To me that totally seems like what happened. It explains why there are two different papers from the same group submitted on the same subject on the same day, and it explains why the author lists are different between the two. I haven't yet looked in detail, but I'm betting it also explains a lot of the oddities that people have noted in the first two papers.

This also makes me way more excited about the possibility these claims are legit. The information so far is consistent with a research group that was forced to publish early, and who produced a superconductor through a fabrication process that is a bit tricky. There's nowhere near enough evidence to conclude LK-99 is a room temperature superconductor. But one failed replication doesn't prove LK-99 isn't a superconductor - if the fabrication process is finicky we'd expect to see a few dozen failed reproductions and a few successful reproductions

[1] https://arxiv.org/abs/2307.12008

[2] https://arxiv.org/abs/2307.12037

5 comments

Yeah, this in-fighting thing has been proposed before as credibility-supporting. Here's an earlier tweet with some background on the palaver, account worth following on it all:

https://twitter.com/8teAPi/status/1684385895565365248

This is going to make such a great movie
Yeah, especially if it pans out as real.
Thank you, I made the original comment on a whim after coming to the thread and being disappointed at how everyone was talking about this result as though it immediately exposed Lee, Jihoon Kim, Hyun-Tak Kim etc as frauds. It was also late at night and I was tired ¯ \ _ ( ツ ) _ / ¯ I really appreciate you putting together some more sourcing and explanatory material for it.

Side note, the upvotes on the original comment have pushed me well past the 500 upvotes mark, so now I have a downvoted button on most comments. Which is actually kind of annoying on mobile because God, they are right beside each other and absolutely tiny, with no remaining visual indicator afterwards as to whether you upvoted or downvoted a comment.

> with no remaining visual indicator afterwards as to whether you upvoted or downvoted a comment.

A new link appears on that comment with text `undown` or `unvote` depending on which one you clicked.

Rushing out the second paper was a mistake and not a good look for the group. It would have been enough to force the retraction of Kwon's paper, and even without a retraction it's very unlikely it would have counted for anything with such weak data.
idk if it turns out this material is a room temperature superconductor, the rushed second paper will have been the right thing to do.
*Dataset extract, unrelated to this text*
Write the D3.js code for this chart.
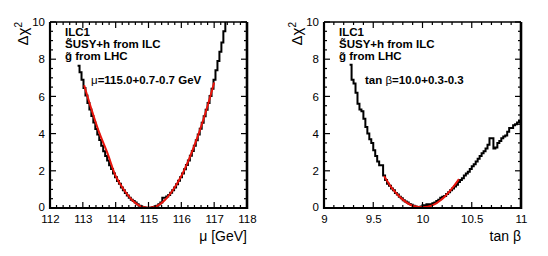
<!DOCTYPE html>
<html><head><meta charset="utf-8">
<script src="https://cdn.jsdelivr.net/npm/d3@7"></script>
<style>
body{margin:0;background:#fff;}
svg text{font-family:"Liberation Sans",Arial,Helvetica,sans-serif;}
</style></head>
<body><svg id="c" width="548" height="256"></svg>
<script>
// ---- data ----
const muBinLow = 112.84, muBinWidth = 0.06;
const muChi2 = [7.65,7.3,6.9,6.45,6.05,5.65,5.3,4.95,4.6,4.25,3.95,3.65,3.35,3.05,2.8,2.55,2.3,2.1,1.85,1.65,
 1.45,1.3,1.1,0.95,0.8,0.67,0.55,0.45,0.38,0.3,0.2,0.12,0.07,0.04,0.02,0.0,0.0,0.02,0.05,0.08,
 0.12,0.2,0.3,0.55,0.55,0.62,0.7,0.82,0.95,1.1,1.28,1.46,1.65,1.86,2.08,2.31,2.55,2.81,3.07,3.35,
 3.64,3.95,4.26,4.59,4.93,5.28,5.65,6.02,6.41,6.9,7.4,7.9,8.4,8.9,9.5,10.5];
const muFitX = [113.04,113.3,113.5,113.75,114.0,114.25,114.5,114.75,115.0,115.25,115.5,115.75,116.0,116.25,116.5,116.75,117.0];
const muFitY = [6.6,5.1,4.05,2.95,1.72,0.98,0.43,0.1,0.02,0.1,0.43,0.98,1.72,2.7,3.85,5.2,6.75];

const tbBinLow = 9.26, tbBinWidth = 0.02;
const tbChi2 = [7.7,6.9,6.7,6.2,5.6,5.3,5.2,4.8,4.35,4.0,3.7,3.5,3.1,2.8,2.5,2.3,2.3,1.75,1.5,1.3,
 1.2,1.05,0.95,0.8,0.72,0.6,0.52,0.42,0.35,0.3,0.22,0.17,0.12,0.08,0.06,0.05,0.08,0.15,0.1,0.2,
 0.15,0.2,0.25,0.3,0.38,0.45,0.55,0.6,0.65,0.75,0.85,0.95,1.05,1.15,1.25,1.4,1.5,1.6,1.75,1.85,
 1.95,2.1,2.25,2.35,2.5,2.65,2.8,2.95,3.05,3.2,3.4,3.75,3.75,3.2,3.25,3.5,3.6,3.75,3.85,3.9,
 4.1,4.3,4.3,4.45,4.5,4.6,4.7];
const tbFitX = [9.61,9.7,9.8,9.9,10.0,10.1,10.2,10.3,10.37];
const tbFitY = [1.72,1.0,0.45,0.12,0.04,0.14,0.48,1.05,1.55];

const muTicks = [112,113,114,115,116,117,118];
const tbTicks = [9,9.5,10,10.5,11];
const yTicks = [0,2,4,6,8,10];
const legendLines = ["ILC1","S\u0303USY+h from ILC","g\u0303 from LHC"];

// ---- drawing ----
const svg = d3.select("#c");
const Y0 = 208, Y1 = 22;

function panel(opts){
  const x = d3.scaleLinear().domain(opts.xDomain).range([opts.x0, opts.x1]);
  const y = d3.scaleLinear().domain([0,10]).range([Y0, Y1]);
  const g = svg.append("g");
  const cid = "clip" + opts.id;
  svg.append("clipPath").attr("id", cid).append("rect")
    .attr("x", opts.x0).attr("y", Y1).attr("width", opts.x1-opts.x0).attr("height", Y0-Y1);

  // histogram
  const pts = opts.vals.map((v,i)=>[opts.binLow + i*opts.binWidth, v]);
  pts.push([opts.binLow + opts.vals.length*opts.binWidth, opts.vals[opts.vals.length-1]]);
  const line = d3.line().x(d=>x(d[0])).y(d=>y(d[1])).curve(d3.curveStepAfter);
  g.append("path").attr("d", line(pts)).attr("fill","none").attr("stroke","#000")
    .attr("stroke-width",2).attr("clip-path","url(#"+cid+")");
  // fit
  const fitPts = opts.fitX.map((v,i)=>[v, opts.fitY[i]]);
  g.append("path").attr("d", d3.line().x(d=>x(d[0])).y(d=>y(d[1])).curve(d3.curveCatmullRom)(fitPts))
    .attr("fill","none").attr("stroke","#e8140c").attr("stroke-width",2);

  // axes
  const bottom = d3.axisBottom(x).tickValues(opts.ticks).tickSize(0).tickPadding(7)
    .tickFormat(opts.fmt);
  const ax = g.append("g").attr("transform","translate(0,"+Y0+")").call(bottom);
  ax.select(".domain").remove();
  ax.selectAll("text").attr("font-size","11.5px").attr("fill","#000");

  const left = d3.axisLeft(y).tickValues(yTicks).tickSize(0).tickPadding(5);
  const ay = g.append("g").attr("transform","translate("+opts.x0+",0)").call(left);
  ay.select(".domain").remove();
  ay.selectAll("text").attr("font-size","11.5px").attr("fill","#000");
  ay.selectAll(".tick").filter(d=>d===0).select("text").attr("dy","0.2em");

  // ticks (inside)
  const minor = d3.range(opts.xDomain[0], opts.xDomain[1]+1e-9, opts.minorStep);
  minor.forEach(v=>{
    const isMajor = opts.majorTicks.some(t=>Math.abs(t-v)<1e-6);
    const len = isMajor ? 6 : 3;
    g.append("line").attr("x1",x(v)).attr("x2",x(v)).attr("y1",Y0).attr("y2",Y0-len).attr("stroke","#000").attr("stroke-width",1.2);
    g.append("line").attr("x1",x(v)).attr("x2",x(v)).attr("y1",Y1).attr("y2",Y1+len).attr("stroke","#000").attr("stroke-width",1.2);
  });
  d3.range(0,10.001,0.5).forEach(v=>{
    const isMajor = Math.abs(v/2-Math.round(v/2))<1e-6;
    const len = isMajor ? 6 : 3;
    g.append("line").attr("x1",opts.x0).attr("x2",opts.x0+len).attr("y1",y(v)).attr("y2",y(v)).attr("stroke","#000").attr("stroke-width",1.2);
    g.append("line").attr("x1",opts.x1).attr("x2",opts.x1-len).attr("y1",y(v)).attr("y2",y(v)).attr("stroke","#000").attr("stroke-width",1.2);
  });

  // frame
  g.append("line").attr("x1",opts.x0).attr("x2",opts.x1).attr("y1",Y1).attr("y2",Y1).attr("stroke","#000").attr("stroke-width",1.3);
  g.append("line").attr("x1",opts.x0-1).attr("x2",opts.x1+1).attr("y1",Y0).attr("y2",Y0).attr("stroke","#000").attr("stroke-width",2.2);
  g.append("line").attr("x1",opts.x0).attr("x2",opts.x0).attr("y1",Y1).attr("y2",Y0+1).attr("stroke","#000").attr("stroke-width",2.2);
  g.append("line").attr("x1",opts.x1).attr("x2",opts.x1).attr("y1",Y1).attr("y2",Y0+1).attr("stroke","#000").attr("stroke-width",2.6);

  // titles
  const xt = g.append("text").attr("x",opts.x1).attr("y",241).attr("text-anchor","end").attr("font-size","14px");
  opts.xTitle(xt);
  const yt = g.append("text").attr("transform","translate("+(opts.x0-22)+","+Y1+") rotate(-90)")
    .attr("text-anchor","end").attr("font-size","15px");
  yt.append("tspan").text("\u0394\u03c7");
  yt.append("tspan").attr("font-size","10px").attr("dy",-6).text("2");

  // legend
  legendLines.forEach((s,i)=>{
    g.append("text").attr("x",opts.x0+15).attr("y",36+12*i).attr("font-size","11.5px").attr("font-weight","bold").text(s);
  });
  const r = g.append("text").attr("x",opts.x0+opts.resDx).attr("y",84).attr("font-size","11.5px").attr("font-weight","bold");
  opts.result(r);
}

panel({id:"mu", xDomain:[112,118], x0:50, x1:247, vals:muChi2, binLow:muBinLow, binWidth:muBinWidth,
  fitX:muFitX, fitY:muFitY, ticks:muTicks, majorTicks:muTicks, minorStep:0.2, fmt:d3.format("d"),
  resDx:41,
  xTitle:t=>{ t.append("tspan").text("\u03bc [GeV]"); },
  result:t=>{ t.append("tspan").attr("font-weight","normal").text("\u03bc"); t.append("tspan").text("=115.0+0.7-0.7 GeV"); }
});
panel({id:"tb", xDomain:[9,11], x0:324, x1:521, vals:tbChi2, binLow:tbBinLow, binWidth:tbBinWidth,
  fitX:tbFitX, fitY:tbFitY, ticks:tbTicks, majorTicks:tbTicks, minorStep:0.1, fmt:d=>String(d),
  resDx:41,
  xTitle:t=>{ t.append("tspan").text("tan \u03b2"); },
  result:t=>{ t.append("tspan").text("tan "); t.append("tspan").attr("font-weight","normal").text(" \u03b2"); t.append("tspan").text("=10.0+0.3-0.3"); }
});
</script></body></html>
Science happening in real time is gonna be messy
If it's about the Nobel, no it doesn't make sense. There's been more than one Nobel where the author(s) of an earlier paper were passed over in favour of a later paper because it was insufficient to conclusively prove the claim. One example would be Randy Hulet.
The second paper's "semiconductor" claim is no less than the first.
In general I'd agree with you, but in this case I think the second group very likely didn't reproduce the first group's material. The measured electrical properties of the two groups aren't even close to each other. I think that strongly suggests the two groups were measuring different materials, and that the structure of the second group's material differed in some way. A more convincing failed replication would find mostly similar electrical properties and reproduce the levitation that the first group found, but explain it with a phenomenon other than superconductors
Was the removed researcher junior to those latter added on?